These are one of my favorite sandwiches because it has a great flavor, despite how some may think the combination of ingredients may be odd. Everything works together in sync and when toasted or grilled, the added crispness of the sandwich brings out the smooth, melted cheese that sits over the filling of pork and ham. To read about the great history of Cubano sandwiches, check out this link!
Everyone has their own versions of what they considered an authentic version of the classic Cubano sandwich.
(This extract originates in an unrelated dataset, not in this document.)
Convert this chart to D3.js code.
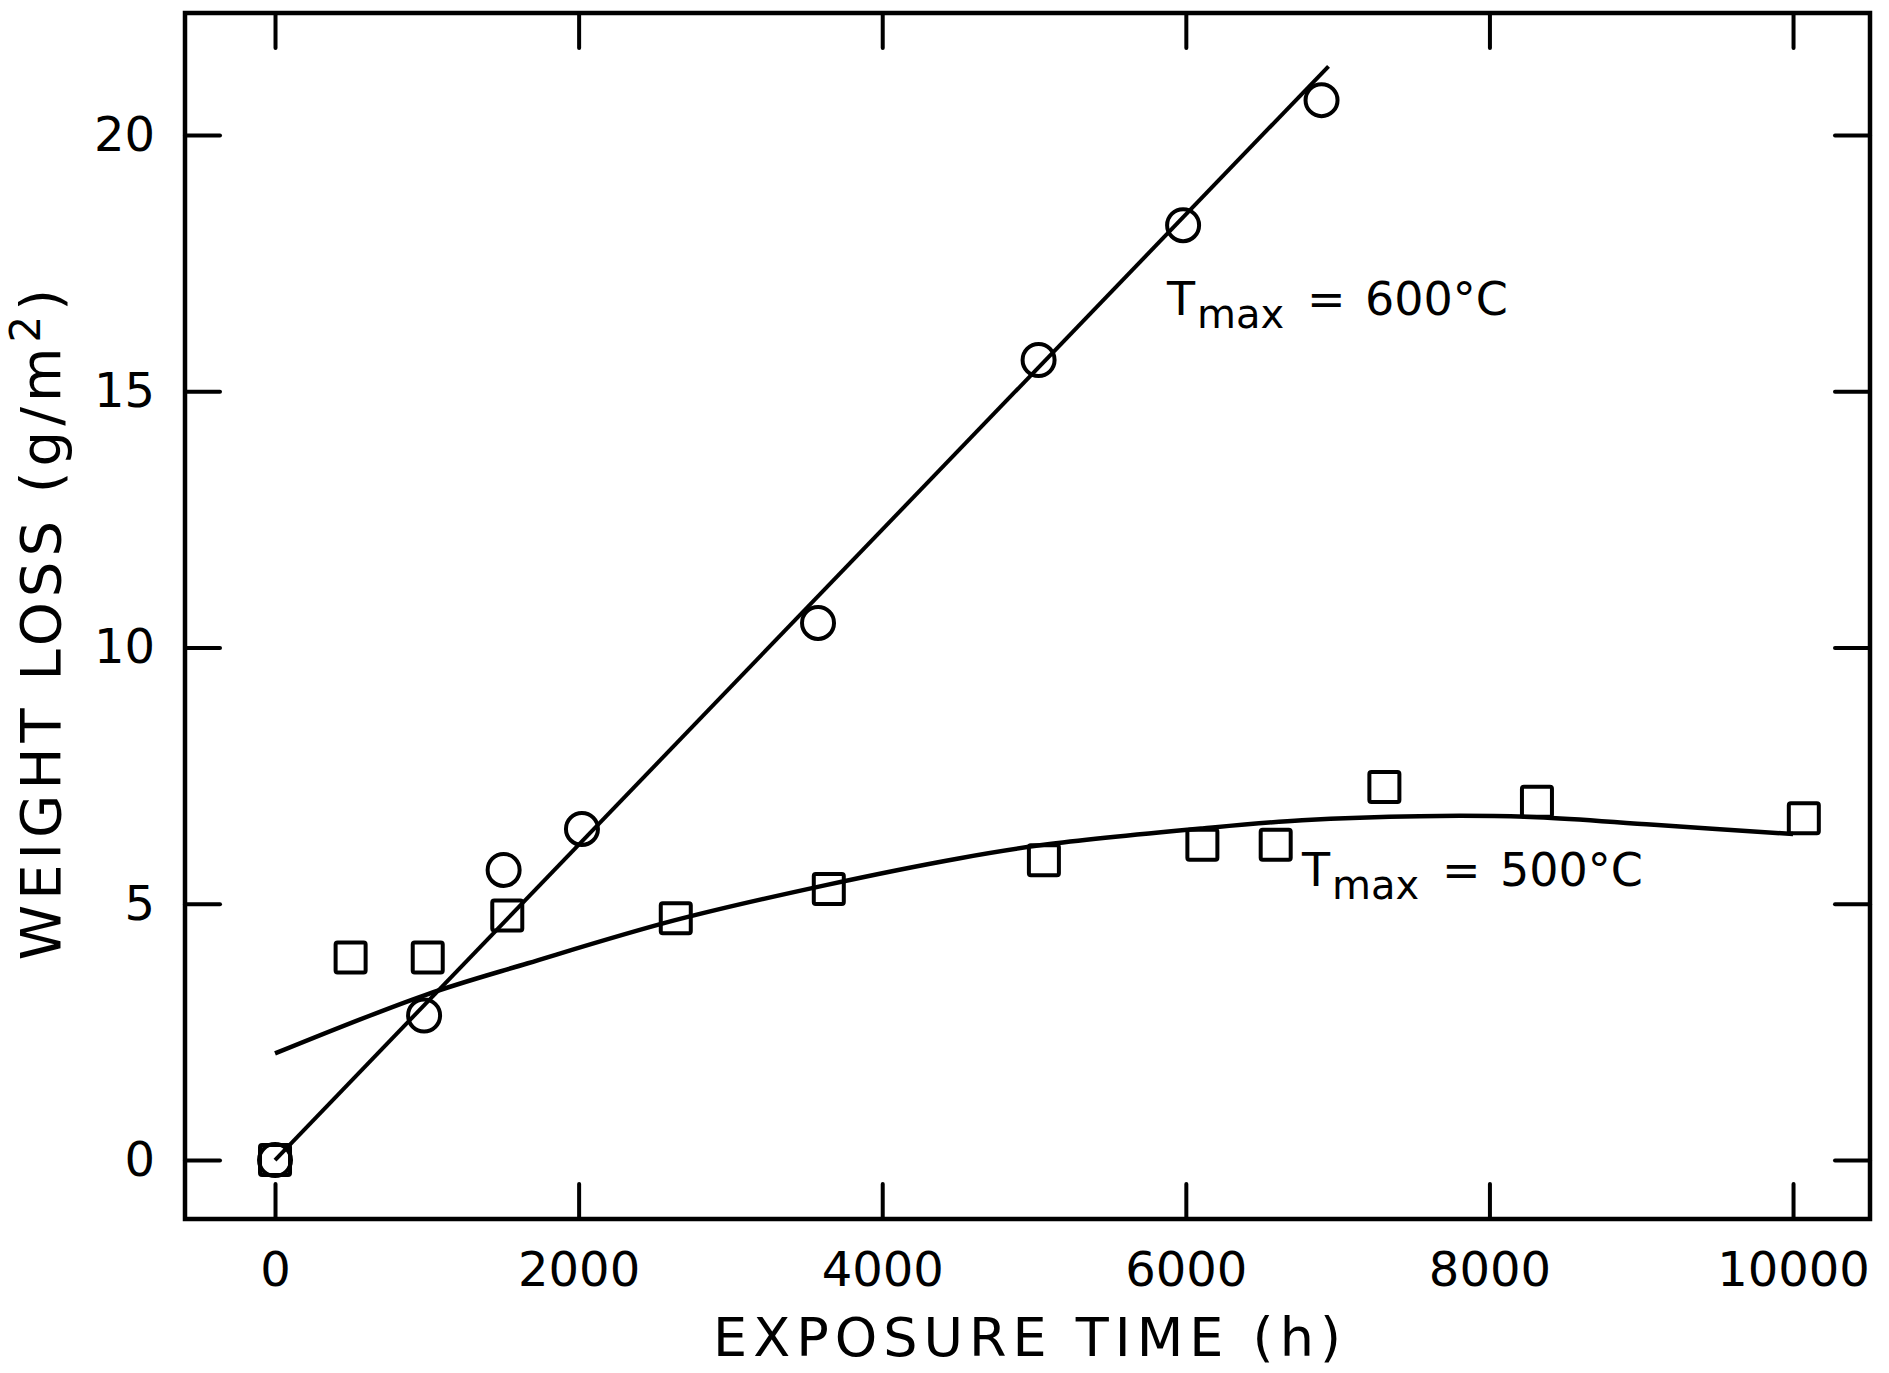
<!DOCTYPE html>
<html>
<head>
<meta charset="utf-8">
<script src="https://d3js.org/d3.v7.min.js"></script>
<style>
    body { margin: 0; background: #fff; }
    .chart text { font-family: "DejaVu Sans", sans-serif; fill: #000; }
</style>
</head>
<body>
<div class="chart"></div>
<script>

// exposure time (h) and weight loss (g/m2)
var hot_time = [0, 982, 1506, 2022, 3577, 5030, 5982, 6894];
var hot_loss = [0, 2.82, 5.66, 6.46, 10.48, 15.61, 18.24, 20.68];

var warm_time = [0, 498, 1006, 1530, 2640, 3648, 5065, 6109, 6592, 7308, 8313, 10071];
var warm_loss = [0, 3.95, 3.95, 4.77, 4.72, 5.29, 5.85, 6.15, 6.15, 7.28, 6.99, 6.67];

// fitted lines as drawn
var hot_fit_time = [0, 6940];
var hot_fit_loss = [0, 21.34];
var warm_fit_time = [0, 989, 1666, 2636, 3636, 4512, 5065, 6109, 6765, 7540, 8313, 9084, 10000];
var warm_fit_loss = [2.08, 3.22, 3.84, 4.68, 5.37, 5.89, 6.15, 6.47, 6.63, 6.71, 6.69, 6.54, 6.36];

var x_ticks = [0, 2000, 4000, 6000, 8000, 10000];
var y_ticks = [0, 5, 10, 15, 20];

function drawChart() {

    var margin = { top: 13, right: 19, bottom: 154, left: 185 },
        width = 1889 - margin.left - margin.right,
        height = 1373 - margin.top - margin.bottom;

    var svg = d3.select(".chart").append("svg")
        .attr("width", width + margin.left + margin.right)
        .attr("height", height + margin.top + margin.bottom);

    var g = svg.append("g")
        .attr("transform", "translate(" + margin.left + "," + margin.top + ")");

    var x = d3.scaleLinear().domain([-593, 10507]).range([0, width]);
    var y = d3.scaleLinear().domain([-1.15, 22.38]).range([height, 0]);

    var tickLen = 35;

    // bottom + left axes carry the labels, top + right only inward ticks
    var xb = g.append("g")
        .attr("class", "x axis")
        .attr("transform", "translate(0," + height + ")")
        .call(d3.axisBottom(x).tickValues(x_ticks).tickFormat(d3.format("d"))
            .tickSizeInner(-tickLen).tickSizeOuter(0).tickPadding(33));

    var xt = g.append("g")
        .call(d3.axisTop(x).tickValues(x_ticks).tickSizeInner(-tickLen).tickSizeOuter(0).tickFormat(""));

    var yl = g.append("g")
        .attr("class", "y axis")
        .call(d3.axisLeft(y).tickValues(y_ticks).tickSizeInner(-tickLen).tickSizeOuter(0).tickPadding(30));

    var yr = g.append("g")
        .attr("transform", "translate(" + width + ",0)")
        .call(d3.axisRight(y).tickValues(y_ticks).tickSizeInner(-tickLen).tickSizeOuter(0).tickFormat(""));

    [xb, xt, yl, yr].forEach(function (a) {
        a.select(".domain").remove();
        a.selectAll(".tick line").attr("stroke", "#000").attr("stroke-width", 4).attr("stroke-linecap", "round");
        a.selectAll(".tick text").style("font-size", "48px").attr("font-family", null);
    });
    xb.selectAll(".tick text").attr("dy", "0.71em");

    g.append("rect")
        .attr("x", 0).attr("y", 0)
        .attr("width", width).attr("height", height)
        .attr("fill", "none")
        .attr("stroke", "#000")
        .attr("stroke-width", 4.5);

    var line = d3.line()
        .x(function (d) { return x(d[0]); })
        .y(function (d) { return y(d[1]); });

    g.append("path")
        .datum(d3.zip(hot_fit_time, hot_fit_loss))
        .attr("d", line)
        .attr("fill", "none")
        .attr("stroke", "#000")
        .attr("stroke-width", 4);

    g.append("path")
        .datum(d3.zip(warm_fit_time, warm_fit_loss))
        .attr("d", line.curve(d3.curveCatmullRom))
        .attr("fill", "none")
        .attr("stroke", "#000")
        .attr("stroke-width", 4.5);

    g.selectAll(".sq")
        .data(d3.zip(warm_time, warm_loss))
        .enter().append("rect")
        .attr("class", "sq")
        .attr("x", function (d) { return x(d[0]) - 15; })
        .attr("y", function (d) { return y(d[1]) - 15; })
        .attr("width", 30)
        .attr("height", 30)
        .attr("rx", 2)
        .attr("fill", "none")
        .attr("stroke", "#000")
        .attr("stroke-width", 4);

    g.selectAll(".dot")
        .data(d3.zip(hot_time, hot_loss))
        .enter().append("circle")
        .attr("class", "dot")
        .attr("cx", function (d) { return x(d[0]); })
        .attr("cy", function (d) { return y(d[1]); })
        .attr("r", 16)
        .attr("fill", "none")
        .attr("stroke", "#000")
        .attr("stroke-width", 4);

    // curve labels
    function tmaxLabel(px, py, value) {
        var t = svg.append("text")
            .attr("y", py)
            .style("font-size", "46px");
        t.append("tspan").attr("x", px).text("T");
        t.append("tspan").attr("x", px + 30).attr("dy", 13).style("font-size", "40px").text("max");
        t.append("tspan").attr("x", px + 140).attr("dy", -13).text("=");
        t.append("tspan").attr("x", px + 198).text(value + "°C");
    }
    tmaxLabel(1167, 315, 600);
    tmaxLabel(1302, 886, 500);

    // axis titles
    svg.append("text")
        .attr("x", 1030)
        .attr("y", 1356)
        .attr("text-anchor", "middle")
        .style("font-size", "54px")
        .style("letter-spacing", "6px")
        .text("EXPOSURE TIME (h)");

    var yt = svg.append("text")
        .attr("transform", "translate(60,622) rotate(-90)")
        .attr("text-anchor", "middle")
        .style("font-size", "56px")
        .style("letter-spacing", "5px");
    yt.append("tspan").text("WEIGHT LOSS (g/m");
    yt.append("tspan").attr("dy", -20).style("font-size", "42px").text("2");
    yt.append("tspan").attr("dy", 20).text(")");
}

drawChart();
</script>
</body>
</html>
Personally I would rather get a toasted Cubano at my favorite Cuban grocery store (La Unica, for those who are in the Chicago area)... but the next best thing is to try making it at home. Below is how I make them at home based on the traditional recipe using ham, roasted pork, and cheese.
3-5 slices of deli ham
1 piece of thinly sliced pork steak (found at ethnic butchers, or ask your butcher to cut it for you)
1-2 slices of swiss or provolone cheese
dill pickles (sliced)
1/2 tablespoon yellow mustard
1/2 tablespoon mayonnaise
Season your pork steak with salt and pepper and cook on the grill or in a grill pan.
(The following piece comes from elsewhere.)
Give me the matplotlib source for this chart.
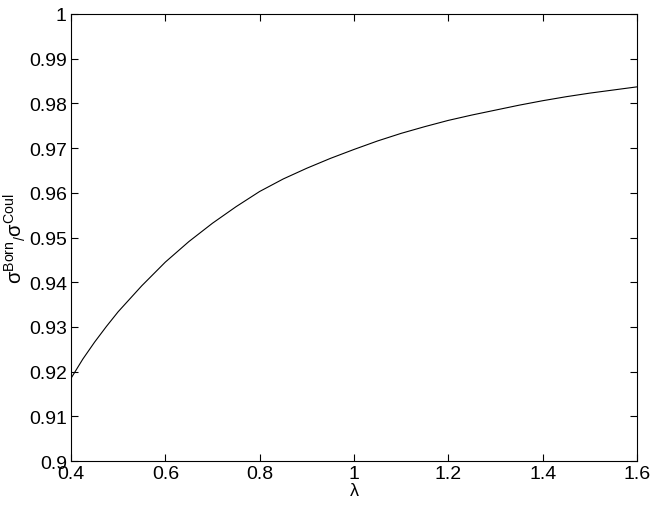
import matplotlib
matplotlib.use('Agg')
import matplotlib.pyplot as plt

# ratio
lam = [0.400, 0.425, 0.450, 0.475, 0.50, 0.55, 0.60, 0.65, 0.70, 0.75,
       0.80, 0.85, 0.90, 0.95, 1.00, 1.05, 1.10, 1.15, 1.20, 1.25, 1.30,
       1.35, 1.40, 1.45, 1.50, 1.55, 1.60]
ratio = [0.9185, 0.9228, 0.9266, 0.9301, 0.9334, 0.9392, 0.9445, 0.9491,
         0.9532, 0.9569, 0.9603, 0.9631, 0.9655, 0.9677, 0.9697, 0.9716,
         0.9733, 0.9748, 0.9762, 0.9774, 0.9785, 0.9796, 0.9806, 0.9815,
         0.9823, 0.9830, 0.9837]

xticks = [0.4, 0.6, 0.8, 1.0, 1.2, 1.4, 1.6]
xticklabels = ['0.4', '0.6', '0.8', '1', '1.2', '1.4', '1.6']
yticks = [0.9, 0.91, 0.92, 0.93, 0.94, 0.95, 0.96, 0.97, 0.98, 0.99, 1.0]
yticklabels = ['0.9', '0.91', '0.92', '0.93', '0.94', '0.95', '0.96',
               '0.97', '0.98', '0.99', '1']

plt.rcParams['font.family'] = ['Liberation Sans', 'DejaVu Sans']
plt.rcParams['mathtext.fontset'] = 'custom'
plt.rcParams['mathtext.rm'] = 'Liberation Sans'
plt.rcParams['mathtext.it'] = 'Liberation Sans'
plt.rcParams['mathtext.default'] = 'regular'

fig = plt.figure(figsize=(6.54, 5.10), dpi=100)
ax = fig.add_axes([0.1086, 0.0941, 0.8654, 0.8765])
ax.plot(lam, ratio, color='black', lw=0.8)

ax.set_xlim(0.4, 1.6)
ax.set_ylim(0.9, 1.0)
ax.set_xticks(xticks)
ax.set_xticklabels(xticklabels)
ax.set_yticks(yticks)
ax.set_yticklabels(yticklabels)
ax.tick_params(direction='in', top=True, right=True, length=5, width=0.8,
               labelsize=14, pad=3)
for s in ax.spines.values():
    s.set_linewidth(0.8)

ax.set_xlabel('λ', fontsize=13, labelpad=0)
ax.set_ylabel(r'$σ^{Born}{}_{/}σ^{Coul}$', fontsize=14.5, va='center')
ax.yaxis.set_label_coords(-0.1, 0.5)

fig.savefig('out.png', dpi=100)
Prepare your sandwich by slicing your bolillo bread in half lengthwise.
Spread the mustard on one half of the bread and spread the mayonnaise on the other half of the bread.
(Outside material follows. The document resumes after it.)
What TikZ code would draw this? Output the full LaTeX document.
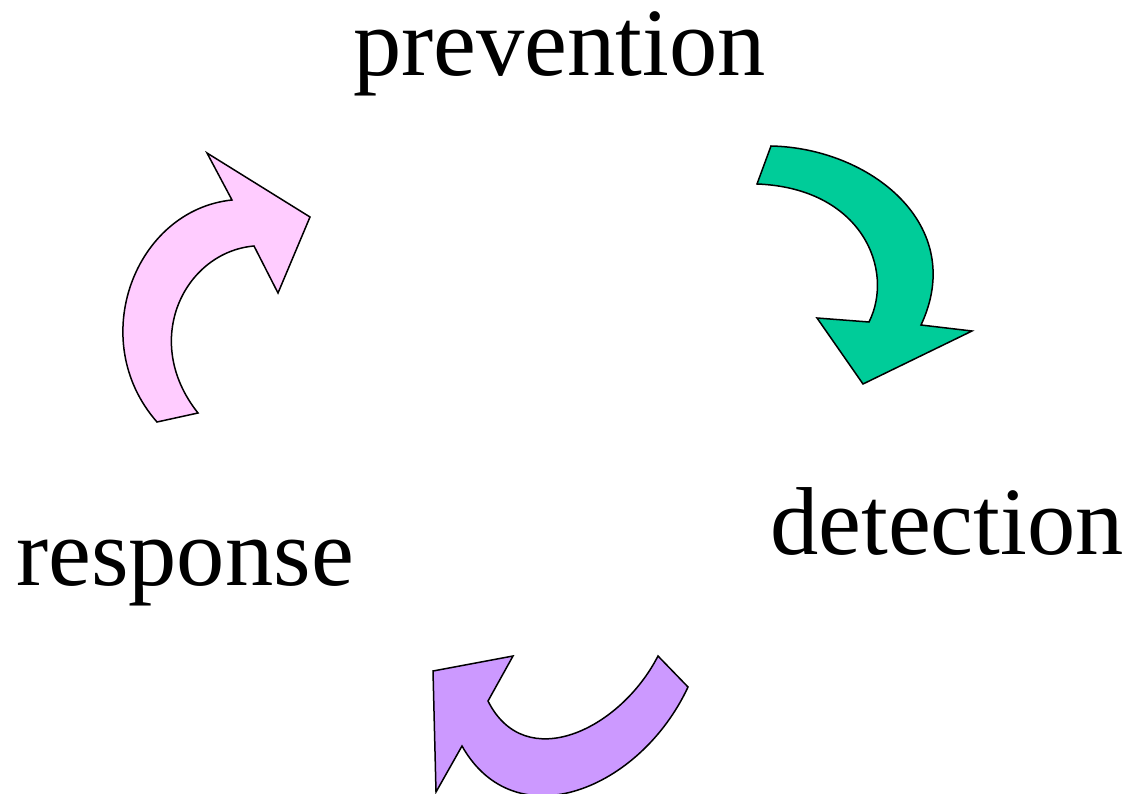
\documentclass[tikz,border=0pt]{standalone}
\usepackage{fontspec}
\setmainfont{Liberation Serif}
\definecolor{arrowgreen}{HTML}{00CC99}
\definecolor{arrowpink}{HTML}{FFCCFF}
\definecolor{arrowpurple}{HTML}{CC99FF}
\tikzset{
  bentarrow/.style={draw=black, line width=1.5pt, line join=miter},
  label/.style={anchor=base west, inner sep=0pt, font=\fontsize{96.5}{100}\selectfont}
}
\begin{document}
\begin{tikzpicture}[x=1pt, y=-1pt]
\useasboundingbox (0,0) rectangle (1126,794);
\clip (0,0) rectangle (1126,794);

% stage labels
\node[label] (prev) at (353,76) {prevention};
\node[label] (det) at (770,554) {detection};
\node[label] (resp) at (16,585) {response};

% prevention -> detection
\filldraw[bentarrow, fill=arrowgreen]
  (771,146) .. controls (870,148) and (968,225) .. (921,325)
  -- (972,331) -- (863,384) -- (817,318) -- (869,322)
  .. controls (895,270) and (862,188) .. (757,184) -- cycle;

% detection -> response
\filldraw[bentarrow, fill=arrowpurple]
  (658,656) .. controls (620,730) and (525,775) .. (488,701)
  -- (513,656) -- (433,671) -- (436,792) -- (462,746)
  .. controls (515,840) and (640,790) .. (688,687) -- cycle;

% response -> prevention
\filldraw[bentarrow, fill=arrowpink]
  (198,413) .. controls (140,340) and (185,252) .. (254,246)
  -- (278,293) -- (310,217) -- (207,153) -- (232,200)
  .. controls (135,210) and (85,340) .. (157,422) -- cycle;
\end{tikzpicture}
\end{document}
Place the grilled roast pork on one half of the sandwich.
Top the grilled pork with slices of ham.
Top the ham with your cheese and add the pickles to the other half of bread.
Combine the two bread halves and place on a hot grill pan or panini press. Grill the sandwich until toasty and the cheese begins to melt. Serve hot!
* To make this a vegetarian friendly sandwich, substitute the pork and ham with sliced and grilled portobello mushrooms and proceed with the recipe above.